Pong_with_PPO_Agent

Deep RL Agent using Proximal Policy Optimization for solving the Pong game.

1. Summary

In this project, we will train an Deep RL Agent to play the Atari game pong using Proximal Policy Optimization (PPO) algorithm. The environment is provided by OpenAI. The Agent percieves the world through pixels, and a Convolutional Neural Network is used for training the Agent. The code in this repo should be self-contained, apart from a few dependencies that are installed dynamically using pip.

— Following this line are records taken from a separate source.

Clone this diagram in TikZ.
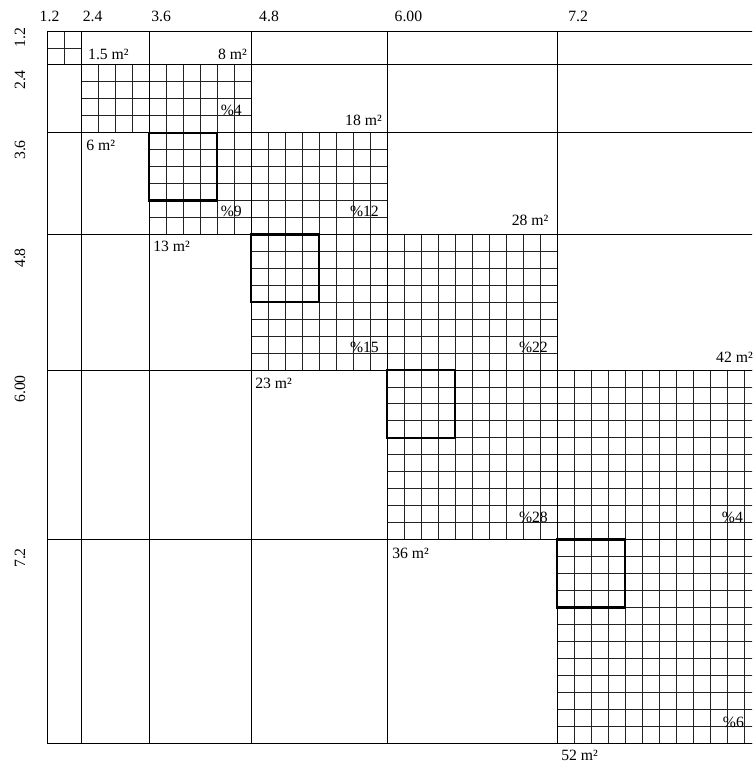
\documentclass[tikz,border=0pt]{standalone}
\usepackage{fontspec}
\setmainfont{Liberation Serif}
\usepackage{xcolor}
\definecolor{linecolor}{RGB}{0,0,0}
\definecolor{cellcolor}{RGB}{35,35,35}
\usepackage{tikz}

\begin{document}
\begin{tikzpicture}[x=17pt, y=-16.95pt,
  every node/.style={color=linecolor, inner sep=0pt, font=\fontsize{15.7}{18}\selectfont},
  mainline/.style={linecolor, line width=0.9pt},
  cellline/.style={cellcolor, line width=0.9pt},
  boldbox/.style={linecolor, line width=2.4pt}]
  \useasboundingbox (-2.765,-1.829) rectangle (41.47,43.3);
  \clip (-2.765,-1.829) rectangle (41.47,43.3);

  % fine cells, one band per row block
  \foreach \a/\b/\c in {0/2/2, 2/6/12, 6/12/20, 12/20/30, 20/30/42, 30/42/42} {
    \foreach \i in {\a,...,\c} \draw[cellline] (\i,\a) -- (\i,\b);
    \foreach \j in {\a,...,\b} \draw[cellline] (\a,\j) -- (\c,\j);
  }

  % block lines
  \foreach \s in {0,2,6,12,20,30,42} {
    \draw[mainline] (\s,0) -- (\s,42);
    \draw[mainline] (0,\s) -- (42,\s);
  }

  % 4x4 squares
  \foreach \a in {6,12,20,30} \draw[boldbox] (\a,\a) rectangle ++(4,4);

  % scale along the top
  \node[anchor=base] (t1) at (0.15,-0.59) {1.2};
  \node[anchor=base] (t2) at (2.68,-0.59) {2.4};
  \node[anchor=base] (t3) at (6.71,-0.59) {3.6};
  \node[anchor=base] (t4) at (13.06,-0.59) {4.8};
  \node[anchor=base] (t5) at (21.26,-0.59) {6.00};
  \node[anchor=base] (t6) at (31.24,-0.59) {7.2};

  % scale along the left
  \node[anchor=base, rotate=90] (l1) at (-1.29,0.41) {1.2};
  \node[anchor=base, rotate=90] (l2) at (-1.29,2.89) {2.4};
  \node[anchor=base, rotate=90] (l3) at (-1.29,7.02) {3.6};
  \node[anchor=base, rotate=90] (l4) at (-1.29,13.39) {4.8};
  \node[anchor=base, rotate=90] (l5) at (-1.29,21.12) {6.00};
  \node[anchor=base, rotate=90] (l6) at (-1.29,31.09) {7.2};

  % areas
  \node[anchor=base west] (a1) at (2.41,1.71) {1.5 m²};
  \node[anchor=base east] (a2) at (11.76,1.71) {8 m²};
  \node[anchor=base east] (a3) at (19.7,5.55) {18 m²};
  \node[anchor=base west] (a4) at (2.3,7.02) {6 m²};
  \node[anchor=base east] (a5) at (29.5,11.45) {28 m²};
  \node[anchor=base west] (a6) at (6.24,12.98) {13 m²};
  \node[anchor=base west] (a7) at (39.35,19.53) {42 m²};
  \node[anchor=base west] (a8) at (12.24,21.06) {23 m²};
  \node[anchor=base west] (a9) at (20.3,31.09) {36 m²};
  \node[anchor=base west] (a10) at (30.24,43.01) {52 m²};

  % shares
  \node[anchor=base east] (p1) at (11.47,4.96) {\%4};
  \node[anchor=base east] (p2) at (11.47,10.97) {\%9};
  \node[anchor=base east] (p3) at (19.53,10.97) {\%12};
  \node[anchor=base east] (p4) at (19.53,18.94) {\%15};
  \node[anchor=base east] (p5) at (29.47,18.94) {\%22};
  \node[anchor=base east] (p6) at (29.47,28.97) {\%28};
  \node[anchor=base east] (p7) at (40.94,28.97) {\%4};
  \node[anchor=base east] (p8) at (41.0,41.06) {\%6};
\end{tikzpicture}
\end{document}
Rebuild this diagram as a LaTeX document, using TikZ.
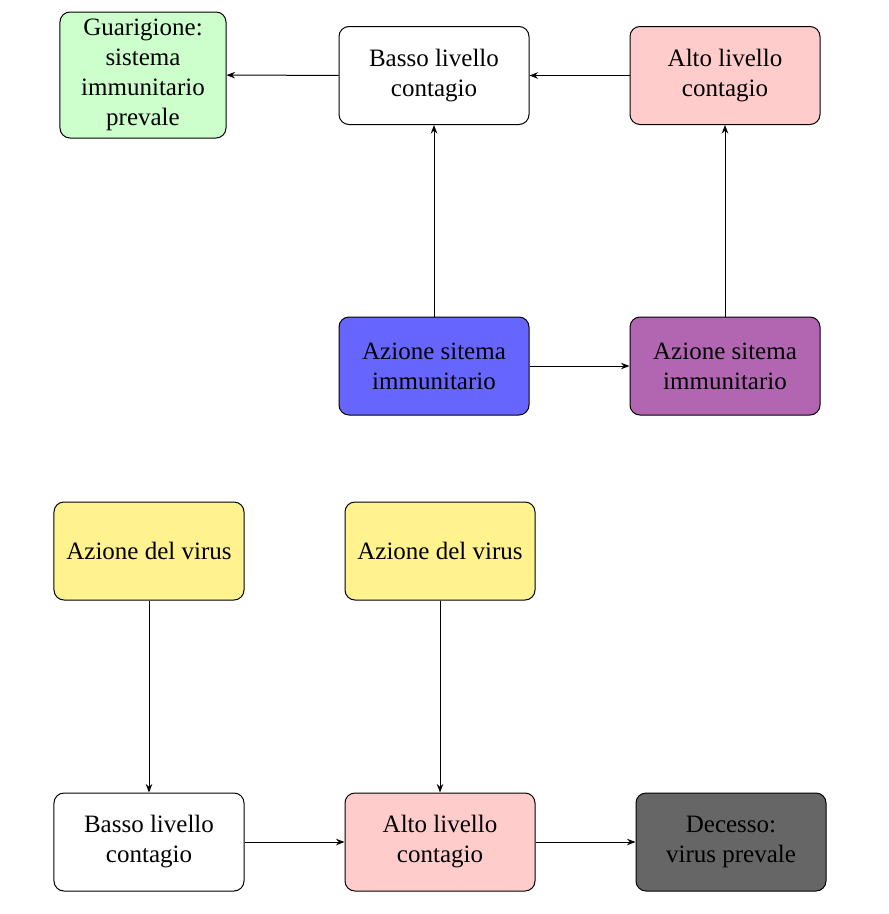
\documentclass[tikz,border=0pt]{standalone}
\usepackage{fontspec}
\setmainfont{Liberation Serif}
\usetikzlibrary{arrows.meta}
\definecolor{cgreen}{RGB}{204,255,204}
\definecolor{cred}{RGB}{255,204,204}
\definecolor{cblue}{RGB}{102,102,255}
\definecolor{cpurple}{RGB}{178,102,178}
\definecolor{cyellow}{RGB}{255,242,143}
\definecolor{cgray}{RGB}{102,102,102}
\tikzset{
  box/.style={draw=black, rounded corners=4pt, align=center, minimum width=76pt, minimum height=39.2pt, inner sep=2pt, font=\fontsize{10}{12}\selectfont, line width=0.4pt},
  arr/.style={-{Stealth[length=3.4pt,width=2.6pt]}, line width=0.4pt},
}
\begin{document}
\begin{tikzpicture}[x=0.4pt,y=-0.4pt]
\useasboundingbox (0,0) rectangle (888,914);
\node[box, fill=cgreen, minimum width=66.4pt, minimum height=50.4pt] (gua) at (143,75) {Guarigione:\\sistema\\immunitario\\prevale};
\node[box, fill=white] (bt) at (434,75.5) {Basso livello\\contagio};
\node[box, fill=cred] (at) at (725,75.5) {Alto livello\\contagio};
\node[box, fill=cblue] (ib) at (434,366) {Azione sitema\\immunitario};
\node[box, fill=cpurple] (ip) at (725,366) {Azione sitema\\immunitario};
\node[box, fill=cyellow] (v1) at (149,551) {Azione del virus};
\node[box, fill=cyellow] (v2) at (440,551) {Azione del virus};
\node[box, fill=white] (bb) at (149,842) {Basso livello\\contagio};
\node[box, fill=cred] (ab) at (440,842) {Alto livello\\contagio};
\node[box, fill=cgray] (dec) at (731,842) {Decesso:\\virus prevale};
\draw[arr] (bt) -- (gua);
\draw[arr] (at) -- (bt);
\draw[arr] (ib) -- (bt);
\draw[arr] (ip) -- (at);
\draw[arr] (ib) -- (ip);
\draw[arr] (v1) -- (bb);
\draw[arr] (v2) -- (ab);
\draw[arr] (bb) -- (ab);
\draw[arr] (ab) -- (dec);
\end{tikzpicture}
\end{document}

The architecture of the Conv net is based in 2 Conv layers and 2 fully connected layer with sigmoid ouput:

# set up a convolutional neural net
# the output is the probability of moving right
# P(left) = 1-P(right)
class Policy(nn.Module):

    def __init__(self):
        super(Policy, self).__init__()
        
        # 80x80 to outputsize x outputsize
        # outputsize = (inputsize - kernel_size + stride)/stride 
        # (round up if not an integer)

        n_filters_1 = 4
        n_filters_2 = 16
        
        # output = 4x20x20 here
        self.conv_1 = nn.Conv2d(in_channels=2, out_channels=n_filters_1, kernel_size=6, stride=2, bias=False)
        # size=n_filters_1*40*40
        
        
        self.conv_2 = nn.Conv2d(in_channels=n_filters_1, out_channels=n_filters_2, kernel_size=6, stride=4)
        # size=n_filters_2*20*20
        
        self.size=n_filters_2*9*9
        
        # fully connected layer / 6 actions
        self.fc1 = nn.Linear(self.size, 256)
        self.fc2 = nn.Linear(256, 1)
        self.sig = nn.Sigmoid()
        
    def forward(self, x):
   
        x = F.relu(self.conv_1(x))
        x = F.relu(self.conv_2(x))

        # flatten the tensor
        x = x.view(-1,self.size)
        x = F.relu(self.fc1(x))
        
        return self.sig(self.fc2(x))

Action Space

The Agent can choose from six different actions:

NOOP
FIRE
LEFT
RIGHT
LEFTFIRE
RIGHTFIRE

However, it is sufficient to train the Agent using only the actions LEFTFIRE and RIGHTFIRE.

Observation Space

The size of the observation space determined by two temporally adjacent, cropped, downscaaled 80x80 greyscale screenshots of the game screen.

Rewards

The reward is given by the game score.

2. Running the code

The code is this repository requires numpy, PyTorch, OpenAI and Jupyter. Make sure that those are installed, some of the dependencies are installed directly using pip. Then, just open the Notebook 'pong-PPO.ipynb'. Follow the instructions within the notebook to train the Agent.

3. Results

Without any training, the agent loses the game always.

With 1000 epochs of training, the agent wins the game!